## Short problem
Locate all lines with the word "this". Copy them.

## Data supplied
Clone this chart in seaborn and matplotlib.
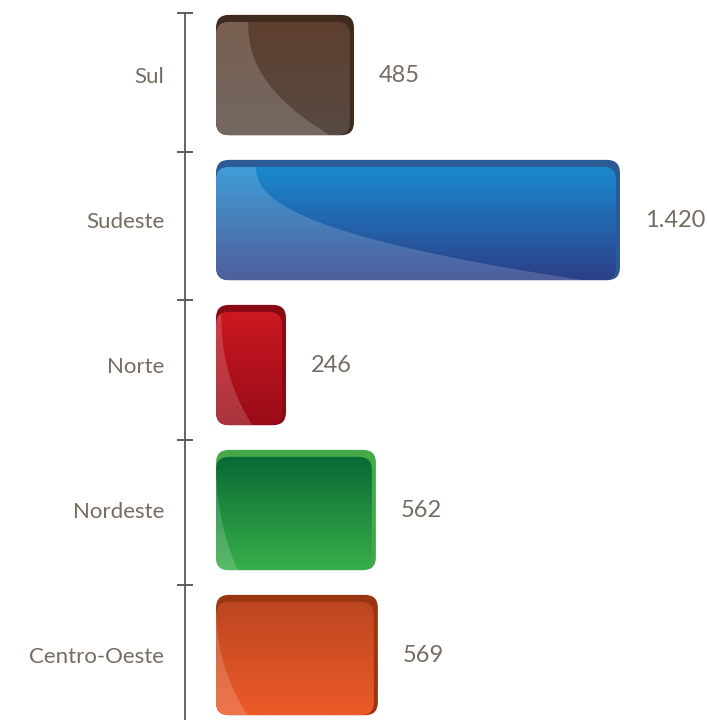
--
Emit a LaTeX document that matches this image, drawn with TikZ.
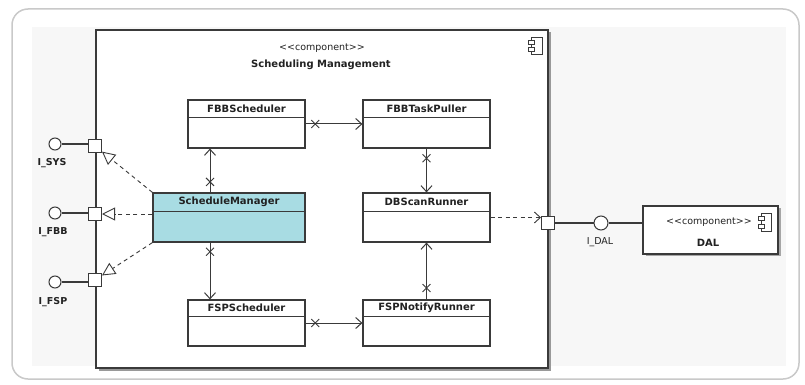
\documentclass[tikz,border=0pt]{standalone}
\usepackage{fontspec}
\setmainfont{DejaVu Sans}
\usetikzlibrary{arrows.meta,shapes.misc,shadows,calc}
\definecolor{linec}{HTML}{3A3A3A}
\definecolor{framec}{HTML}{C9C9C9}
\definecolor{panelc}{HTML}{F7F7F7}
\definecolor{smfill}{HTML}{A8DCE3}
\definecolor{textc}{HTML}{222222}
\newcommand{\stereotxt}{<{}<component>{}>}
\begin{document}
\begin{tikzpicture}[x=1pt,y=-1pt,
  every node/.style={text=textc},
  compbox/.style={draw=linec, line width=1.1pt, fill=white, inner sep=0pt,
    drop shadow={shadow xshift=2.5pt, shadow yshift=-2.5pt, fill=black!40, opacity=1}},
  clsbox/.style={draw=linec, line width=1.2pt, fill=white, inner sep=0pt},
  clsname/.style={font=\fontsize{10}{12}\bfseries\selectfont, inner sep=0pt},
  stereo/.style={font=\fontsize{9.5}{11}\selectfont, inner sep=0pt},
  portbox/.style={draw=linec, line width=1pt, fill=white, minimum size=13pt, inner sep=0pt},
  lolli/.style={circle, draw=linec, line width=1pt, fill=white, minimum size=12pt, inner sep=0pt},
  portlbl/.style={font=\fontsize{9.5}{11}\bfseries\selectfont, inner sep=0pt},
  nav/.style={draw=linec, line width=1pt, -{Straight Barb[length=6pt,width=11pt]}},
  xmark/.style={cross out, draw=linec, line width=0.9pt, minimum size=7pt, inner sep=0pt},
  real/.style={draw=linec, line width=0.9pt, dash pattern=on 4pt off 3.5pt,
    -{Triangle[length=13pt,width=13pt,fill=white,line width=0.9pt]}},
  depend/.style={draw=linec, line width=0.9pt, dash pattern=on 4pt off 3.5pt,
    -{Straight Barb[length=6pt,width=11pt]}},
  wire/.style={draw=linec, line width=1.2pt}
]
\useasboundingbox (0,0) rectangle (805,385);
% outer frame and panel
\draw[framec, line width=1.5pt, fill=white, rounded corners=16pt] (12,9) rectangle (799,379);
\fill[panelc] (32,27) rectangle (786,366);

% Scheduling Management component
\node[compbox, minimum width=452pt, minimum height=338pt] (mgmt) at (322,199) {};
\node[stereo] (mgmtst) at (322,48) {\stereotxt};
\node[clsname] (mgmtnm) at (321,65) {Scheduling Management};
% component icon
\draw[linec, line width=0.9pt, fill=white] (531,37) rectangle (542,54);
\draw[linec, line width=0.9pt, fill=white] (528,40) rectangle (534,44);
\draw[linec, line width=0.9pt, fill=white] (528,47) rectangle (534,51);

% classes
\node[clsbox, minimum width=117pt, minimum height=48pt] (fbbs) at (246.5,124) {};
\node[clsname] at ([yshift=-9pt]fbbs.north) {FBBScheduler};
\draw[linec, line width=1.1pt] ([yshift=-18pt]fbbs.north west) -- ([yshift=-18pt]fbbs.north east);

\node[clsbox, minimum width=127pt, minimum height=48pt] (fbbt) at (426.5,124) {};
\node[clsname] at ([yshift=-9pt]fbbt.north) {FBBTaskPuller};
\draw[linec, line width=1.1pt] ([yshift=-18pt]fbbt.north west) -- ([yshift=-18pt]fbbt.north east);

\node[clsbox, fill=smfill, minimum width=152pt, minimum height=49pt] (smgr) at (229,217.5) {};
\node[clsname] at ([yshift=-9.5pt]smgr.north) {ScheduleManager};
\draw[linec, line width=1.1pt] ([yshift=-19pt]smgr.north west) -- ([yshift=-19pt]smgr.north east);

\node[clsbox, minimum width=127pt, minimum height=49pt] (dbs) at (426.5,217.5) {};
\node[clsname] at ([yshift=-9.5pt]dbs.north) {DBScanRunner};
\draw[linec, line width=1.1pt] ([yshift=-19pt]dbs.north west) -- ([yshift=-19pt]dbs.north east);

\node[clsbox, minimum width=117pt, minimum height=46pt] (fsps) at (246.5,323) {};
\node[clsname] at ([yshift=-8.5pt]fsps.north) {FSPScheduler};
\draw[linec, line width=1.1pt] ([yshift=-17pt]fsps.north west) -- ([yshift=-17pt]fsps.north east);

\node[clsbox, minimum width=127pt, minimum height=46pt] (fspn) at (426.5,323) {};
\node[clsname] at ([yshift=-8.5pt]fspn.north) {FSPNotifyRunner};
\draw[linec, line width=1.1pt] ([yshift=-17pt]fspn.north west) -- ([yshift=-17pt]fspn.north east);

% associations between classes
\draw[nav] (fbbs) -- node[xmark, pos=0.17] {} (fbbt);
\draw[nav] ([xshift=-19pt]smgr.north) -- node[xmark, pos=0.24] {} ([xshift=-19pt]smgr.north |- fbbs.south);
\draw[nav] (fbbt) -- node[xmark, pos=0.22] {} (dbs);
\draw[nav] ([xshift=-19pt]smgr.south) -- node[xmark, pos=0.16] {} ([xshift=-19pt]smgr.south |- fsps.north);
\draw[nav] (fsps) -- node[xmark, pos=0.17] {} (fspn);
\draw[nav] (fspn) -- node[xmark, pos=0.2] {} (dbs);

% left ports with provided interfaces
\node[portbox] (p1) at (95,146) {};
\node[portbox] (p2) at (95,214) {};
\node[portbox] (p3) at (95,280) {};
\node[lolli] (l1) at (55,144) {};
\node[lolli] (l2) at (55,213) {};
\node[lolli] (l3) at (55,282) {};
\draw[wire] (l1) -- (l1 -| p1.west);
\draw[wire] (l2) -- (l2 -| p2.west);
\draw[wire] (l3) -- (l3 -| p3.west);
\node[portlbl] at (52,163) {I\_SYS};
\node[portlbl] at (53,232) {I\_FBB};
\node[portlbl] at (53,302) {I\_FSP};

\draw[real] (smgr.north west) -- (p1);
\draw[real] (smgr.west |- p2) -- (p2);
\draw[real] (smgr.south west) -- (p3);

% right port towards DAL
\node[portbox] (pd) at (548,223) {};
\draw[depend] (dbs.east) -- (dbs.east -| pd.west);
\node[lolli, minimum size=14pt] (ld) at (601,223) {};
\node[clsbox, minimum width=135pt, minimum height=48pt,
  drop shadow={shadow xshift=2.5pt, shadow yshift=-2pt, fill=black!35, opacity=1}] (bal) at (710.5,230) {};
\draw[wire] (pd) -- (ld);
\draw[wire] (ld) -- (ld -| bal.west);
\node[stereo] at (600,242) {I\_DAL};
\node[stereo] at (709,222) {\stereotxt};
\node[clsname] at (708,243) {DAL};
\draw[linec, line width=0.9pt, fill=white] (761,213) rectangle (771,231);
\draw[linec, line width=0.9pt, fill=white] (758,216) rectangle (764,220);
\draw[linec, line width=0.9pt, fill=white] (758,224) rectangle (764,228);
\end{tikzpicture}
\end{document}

## Response below
Clone this chart in seaborn and matplotlib.
Emit a LaTeX document that matches this image, drawn with TikZ.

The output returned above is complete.